Gone too, I expect, are ACA taxes; federal subsidies for policies purchased on Healthcare.gov by those with low incomes; and federal funds to expand Medicaid at the state level. How this pencils out financially for the feds will be interesting to see, but all these steps could lead to fewer patients possessing health insurance and being financially able to fully pay their bills.

What will remain? Both sides — Democrats and Republicans — are in agreement that coverage should be offered until age 26 and that no one should be denied for pre-existing conditions.

We will also see longstanding "pay for procedure" processes wane and "pay for performance" grow – if not in popularity, then by necessity. It must, with the increasing and unsupportable financial burdens health care places on patients and public entities.

For example, bundled payment models for many Medicare cardiac and orthopedic patients in 98 U.S. metro areas, already in place, will proceed as scheduled on July 1, the U.S. Department of Health and Human Services announced in February. It won't be subject to any of the President's early executive orders.

ACA-prescribed Medicare delivery system reforms, such as the Medicare Shared Savings Program (MSSP) Accountable Care Organizations (ACOs), haven't been targeted yet in Washington. Same with the Medicare Access and CHIP Authorization Act (MACRA), passed with bipartisan support by Congress in 2015 separate from the ACA.
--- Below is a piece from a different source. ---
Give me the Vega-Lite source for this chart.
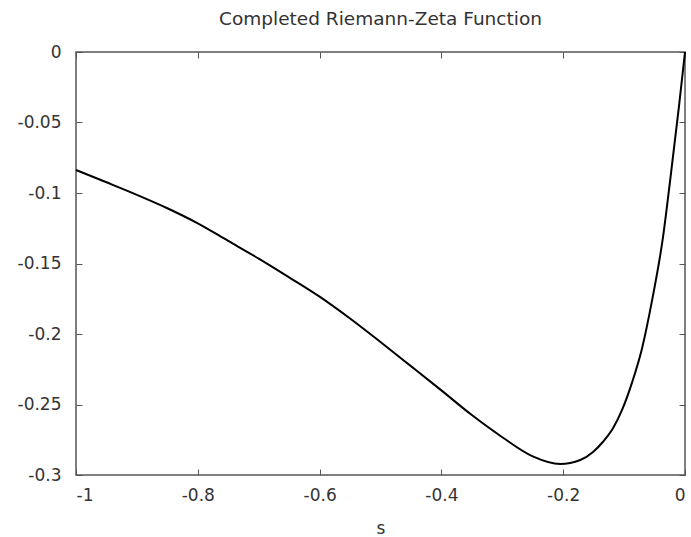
{
  "$schema": "https://vega.github.io/schema/vega-lite/v6.json",
  "width": 609,
  "height": 423,
  "autosize": {"type": "none"},
  "padding": {"left": 76, "top": 52, "right": 6, "bottom": 62},
  "background": "white",
  "title": {
    "text": "Completed Riemann-Zeta Function",
    "font": "DejaVu Sans",
    "fontSize": 18.5,
    "fontWeight": "normal",
    "color": "#333",
    "anchor": "middle",
    "offset": 15
  },
  "data": {
    "values": [
      {"s": -1.0, "v": -0.0837},
      {"s": -0.95, "v": -0.0924},
      {"s": -0.9, "v": -0.1013},
      {"s": -0.85, "v": -0.1108},
      {"s": -0.8, "v": -0.1215},
      {"s": -0.75, "v": -0.134},
      {"s": -0.7, "v": -0.1465},
      {"s": -0.65, "v": -0.1598},
      {"s": -0.6, "v": -0.1735},
      {"s": -0.55, "v": -0.189},
      {"s": -0.5, "v": -0.2057},
      {"s": -0.45, "v": -0.2228},
      {"s": -0.4, "v": -0.24},
      {"s": -0.35, "v": -0.2575},
      {"s": -0.3, "v": -0.2732},
      {"s": -0.25, "v": -0.2868},
      {"s": -0.205, "v": -0.2922},
      {"s": -0.172, "v": -0.2894},
      {"s": -0.151, "v": -0.2837},
      {"s": -0.135, "v": -0.2766},
      {"s": -0.118, "v": -0.2667},
      {"s": -0.103, "v": -0.2535},
      {"s": -0.087, "v": -0.2345},
      {"s": -0.071, "v": -0.211},
      {"s": -0.054, "v": -0.176},
      {"s": -0.036, "v": -0.131},
      {"s": -0.023, "v": -0.086},
      {"s": -0.01, "v": -0.039},
      {"s": 0.0, "v": 0.0}
    ]
  },
  "layer": [
    {
      "mark": {"type": "line", "color": "black", "strokeWidth": 2, "interpolate": "monotone"},
      "encoding": {
        "x": {
          "field": "s", "type": "quantitative",
          "scale": {"domain": [-1, 0], "nice": false, "zero": false},
          "axis": {"orient": "bottom", "values": [-1, -0.8, -0.6, -0.4, -0.2, 0], "format": "~g", "labelPadding": 18, "title": "s", "titlePadding": 17}
        },
        "y": {
          "field": "v", "type": "quantitative",
          "scale": {"domain": [-0.3, 0], "nice": false, "zero": false},
          "axis": {"orient": "left", "values": [0, -0.05, -0.1, -0.15, -0.2, -0.25, -0.3], "format": "~g", "labelPadding": 21, "title": null}
        }
      }
    },
    {
      "mark": {"type": "line", "opacity": 0},
      "encoding": {
        "x": {
          "field": "s", "type": "quantitative",
          "scale": {"domain": [-1, 0], "nice": false, "zero": false},
          "axis": {"orient": "top", "values": [-1, -0.8, -0.6, -0.4, -0.2, 0], "labels": false, "title": null}
        },
        "y": {
          "field": "v", "type": "quantitative",
          "scale": {"domain": [-0.3, 0], "nice": false, "zero": false},
          "axis": {"orient": "right", "values": [0, -0.05, -0.1, -0.15, -0.2, -0.25, -0.3], "labels": false, "title": null}
        }
      }
    }
  ],
  "resolve": {"axis": {"x": "independent", "y": "independent"}},
  "config": {
    "locale": {"number": {"decimal": ".", "thousands": ",", "grouping": [3], "currency": ["$", ""], "minus": "-"}},
    "view": {"stroke": "#555", "strokeWidth": 1.5},
    "axis": {
      "domain": false,
      "grid": false,
      "ticks": true,
      "tickColor": "#555",
      "tickWidth": 1,
      "tickSize": -6,
      "labelFont": "DejaVu Sans",
      "labelFontSize": 17,
      "labelColor": "#333",
      "titleFont": "DejaVu Sans",
      "titleFontSize": 17,
      "titleFontWeight": "normal",
      "titleColor": "#333"
    }
  }
}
I hope both sides reconsider and perhaps expand the original Medicare Advantage model of capping patients' costs by letting doctors and nurses better navigate their care – and, in the process, cut costs in providing care. Something like this is imperative because, if providers can't cut costs, they can't make enough money to keep their doors open. Our patients – and our society – would suffer.
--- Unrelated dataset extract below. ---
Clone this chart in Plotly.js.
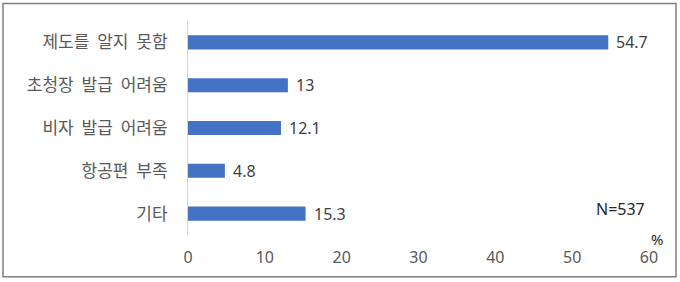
<!DOCTYPE html>
<html><head><meta charset="utf-8">
<script src="https://cdn.plot.ly/plotly-3.0.1.min.js"></script>
<style>html,body{margin:0;padding:0;background:#fff;}#chart{width:680px;height:282px;}
#chart .ytick text{word-spacing:4px;}</style>
</head><body><div id="chart"></div>
<script>
const categories = ["제도를 알지 못함", "초청장 발급 어려움", "비자 발급 어려움", "항공편 부족", "기타"];
const values = [54.7, 13, 12.1, 4.8, 15.3];
const xTicks = [0, 10, 20, 30, 40, 50, 60];
const noteText = "N=537";
const unitText = "%";

const FONT = "'Noto Sans', 'Noto Sans CJK KR', sans-serif";
const L = 188, R = 680 - 649, T = 20.5, B = 282 - 235.5;
const pw = 680 - L - R, ph = 282 - T - B;
const px = (x) => (x - L) / pw;
const py = (y) => 1 - (y - T) / ph;

const annotations = values.map((v, i) => ({
  x: v, y: categories[i], xref: 'x', yref: 'y', text: String(v), showarrow: false,
  xanchor: 'left', yanchor: 'middle', xshift: 6, font: {family: FONT, size: 16, color: '#404040'}
}));
annotations.push({x: px(647), y: py(209), xref: 'paper', yref: 'paper', text: noteText, showarrow: false,
  xanchor: 'right', yanchor: 'middle', font: {family: FONT, size: 16, color: '#262626'}});
annotations.push({x: px(657), y: py(240), xref: 'paper', yref: 'paper', text: unitText, showarrow: false,
  xanchor: 'center', yanchor: 'middle', font: {family: FONT, size: 15, color: '#262626'}});

Plotly.newPlot('chart', [{
  type: 'bar', orientation: 'h', x: values, y: categories,
  marker: {color: '#4472c4'}, hoverinfo: 'none'
}], {
  width: 680, height: 282,
  margin: {l: L, r: R, t: T, b: B, pad: 0},
  paper_bgcolor: '#fff', plot_bgcolor: '#fff',
  bargap: 0.67,
  showlegend: false,
  font: {family: FONT, color: '#595959', size: 16},
  xaxis: {range: [0, 60], tickvals: xTicks, ticktext: xTicks.map(String), showgrid: false, zeroline: false,
    showline: false, ticks: '', ticklabelstandoff: 11, tickfont: {family: FONT, size: 16, color: '#595959'}},
  yaxis: {autorange: 'reversed', showgrid: false, zeroline: false, showline: true, linecolor: '#d9d9d9', linewidth: 1,
    ticks: '', ticklabelstandoff: 16, tickfont: {family: "'Noto Sans CJK KR', sans-serif", size: 17, color: '#595959'}},
  annotations: annotations,
  shapes: [{type: 'rect', xref: 'paper', yref: 'paper', x0: px(3), x1: px(676), y0: py(3), y1: py(277.5),
    line: {color: '#7f7f7f', width: 1.5}, fillcolor: 'rgba(0,0,0,0)'}]
}, {staticPlot: true});
</script></body></html>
Medicare Advantage has faced significant political and budget pressure, and benchmark cuts under the ACA probably will remain in place. However, I'm hopeful the Trump administration and Congress are open to the solid arguments for saving and enlarging this initiative.

There is room for compromise (and common sense). For example, three specific delivery system improvements are "win-wins." They can contain insurance costs while enhancing patient care. In addition to value-based payment approaches, we need coordinated use of health information technology and improved quality measurement.

These three delivery system improvements are linked in many ways. Combined, they move our country from fragmentation to integration, from volume- to value-based payments and from paper records and isolated computer records to interoperable, comprehensive online databases.

At the end of the day, I trust it's going to work out and, I hope, turn out to be more orderly. We're really talking about evolutionary change in health care delivery. Some changes may not prove effective, but corrections can be made afterward.

All this can and probably will create some new angst for medical care providers, as well as patients. However, I'm confident we can adapt, as we have proven we can over past decades that saw monumental changes in and around medicine.

Jay Zdunek, DO, MBA, is the Senior Medical Director and a Family Medicine physician at Austin Regional Clinic located in Central Texas.